I suspect workplace cultures make these types of apprenticeship initiatives embarrassing. “I’ve been employed to do this job and I can’t let anyone know I have a lot to learn. Plus I don’t want to bother anyone else.” Organisations that make an apprenticeship approach just part of the norm are going reap the rewards.

About  Shawn Callahan

Shawn, author of Putting Stories to Work, is one of the world's leading business storytelling consultants. He helps executive teams find and tell the story of their strategy. When he is not working on strategy communication, Shawn is helping leaders find and tell business stories to engage, to influence and to inspire. Shawn works with Global 1000 companies including Shell, IBM, SAP, Bayer, Microsoft & Danone.
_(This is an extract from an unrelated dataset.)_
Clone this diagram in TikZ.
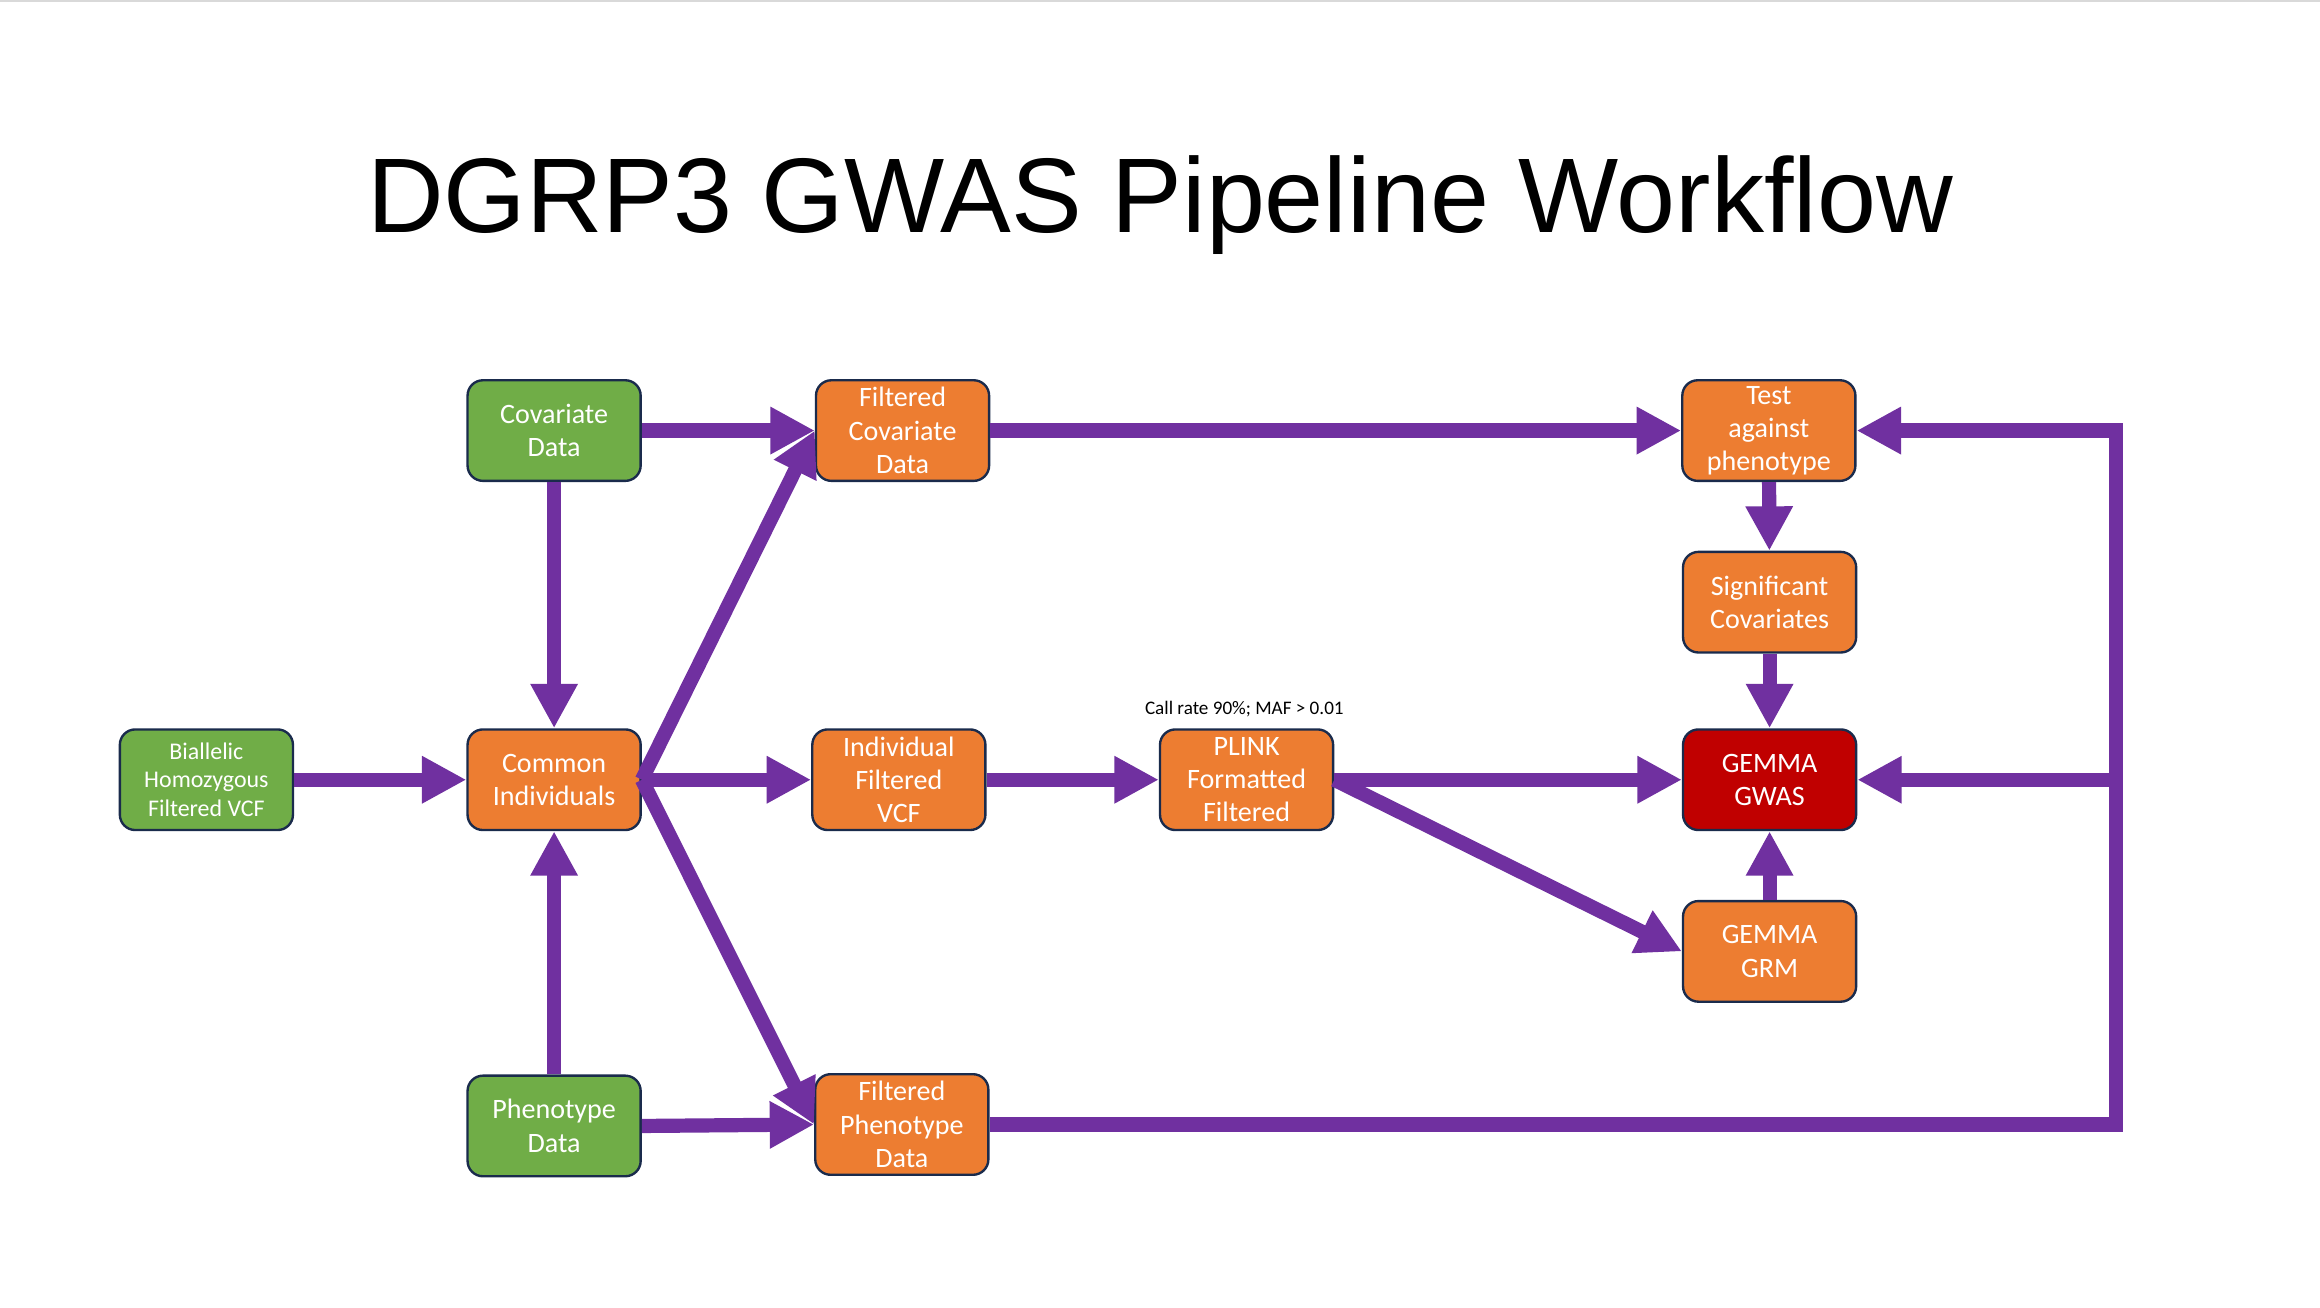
\documentclass[tikz,border=0pt]{standalone}
\usepackage{fontspec}
\setmainfont{Liberation Sans}
\newfontfamily\carlito{Carlito}
\usetikzlibrary{arrows.meta}
\definecolor{cgreen}{HTML}{70AD47}
\definecolor{corange}{HTML}{ED7D31}
\definecolor{cred}{HTML}{C00000}
\definecolor{cpurple}{HTML}{7030A0}
\definecolor{cnavy}{HTML}{1A2B4C}
\definecolor{cgray}{HTML}{D9D9D9}
\tikzset{
  box/.style={draw=cnavy, line width=0.4mm, rounded corners=2.6mm,
    minimum width=29.25mm, minimum height=17mm, inner sep=0pt,
    text=white, align=center, font=\carlito\fontsize{13.5}{16}\selectfont},
  gbox/.style={box, fill=cgreen},
  obox/.style={box, fill=corange},
  rbox/.style={box, fill=cred},
  arr/.style={draw=cpurple, line width=2.4mm,
    -{Triangle[length=7.5mm,width=7.5mm]}},
  plain/.style={draw=cpurple, line width=2.4mm}
}
\begin{document}
\begin{tikzpicture}[x=0.25mm, y=-0.25mm]
\useasboundingbox (0,0) rectangle (1568,884);
\fill[white] (0,0) rectangle (1568,884);
\draw[cgray, line width=0.3mm] (0,0.6) -- (1568,0.6);

\node[anchor=base, font=\fontsize{51}{60}\selectfont] (title) at (784,157) {DGRP3 GWAS Pipeline Workflow};

\node[gbox] (cov) at (374.5,291) {Covariate\\Data};
\node[gbox, font=\carlito\fontsize{11.5}{13.6}\selectfont] (bial) at (139.5,527) {Biallelic\\Homozygous\\Filtered VCF};
\node[obox] (common) at (374.5,527) {Common\\Individuals};
\node[gbox] (phen) at (374.5,761) {Phenotype\\Data};
\node[obox] (fcov) at (610,291) {Filtered\\Covariate\\Data};
\node[obox] (ivcf) at (607.5,527) {Individual\\Filtered\\VCF};
\node[obox] (fphen) at (609.5,760) {Filtered\\Phenotype\\Data};
\node[obox] (plink) at (842.5,527) {PLINK\\Formatted\\Filtered};
\node[obox] (test) at (1195.5,291) {Test\\against\\phenotype};
\node[obox] (sig) at (1196,407) {Significant\\Covariates};
\node[rbox] (gwas) at (1196,527) {GEMMA\\GWAS};
\node[obox] (grm) at (1196,643) {GEMMA\\GRM};
\node[anchor=base, font=\carlito\fontsize{9.2}{11}\selectfont] (lbl) at (841,482.6) {Call rate 90\%; MAF > 0.01};

\coordinate (rtop) at (1430,291);
\coordinate (rmid) at (1430,527);

\draw[arr] (cov) -- (common);
\draw[arr] (phen) -- (common);
\draw[arr] (bial) -- (common);
\draw[arr] (cov.east) -- (fcov.west);
\draw[arr] (phen.east) -- (fphen.west);
\draw[arr] (common.east) -- (fcov.west);
\draw[arr] (common.east) -- (fphen.west);
\draw[arr] (common.east) -- (ivcf.west);
\draw[arr] (ivcf) -- (plink);
\draw[arr] (plink.east) -- (gwas.west);
\draw[arr] (plink.east) -- (grm.west);
\draw[arr] (fcov.east) -- (test.west);
\draw[arr] (test) -- (sig);
\draw[arr] (sig) -- (gwas);
\draw[arr] (grm) -- (gwas);
\draw[arr] (fphen.east) -| (rtop) -- (test.east);
\draw[arr] (rmid) -- (gwas.east);
\end{tikzpicture}
\end{document}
Connect with Shawn on:


  1. Anna says:

    This month I am leaving my job for exactly this reason – it’s a very small, highly specialised software company.

    After weeks of confusing directions and trying to work things out myself, I started asking repeatedly (once a week or so) to “sit beside” my supervisor to see how she’d like things to be done. My requests were always received positively, but then there was always something more pressing for my supervisor to do. I’ve been promised more complete training “after the next project is delivered” three times now.

    What they’ve not understood is that this means there is bad outcome for everyone. My supervisor has additional work because I’m unable to properly do what’s expected. I have been unable to fulfil my role and my hopes – in effect, I’ve failed. The rest of the company doesn’t realised this is a serious problem that will restrict the growth they are aiming for. Probation was simply a date on the calendar, rather than a proper assessment of past and future. I could go on and on – it’s been a very frustrating experience.

    But thank you for this post – I agree wholeheartedly. And let me tell you, your suspicion about workplace cultures is true! It was either embarrassing or threatening or a burden to have trained me apprentice-style and now they are down one good, clever content engineer.

    I’m not embarrassed, just unemployed!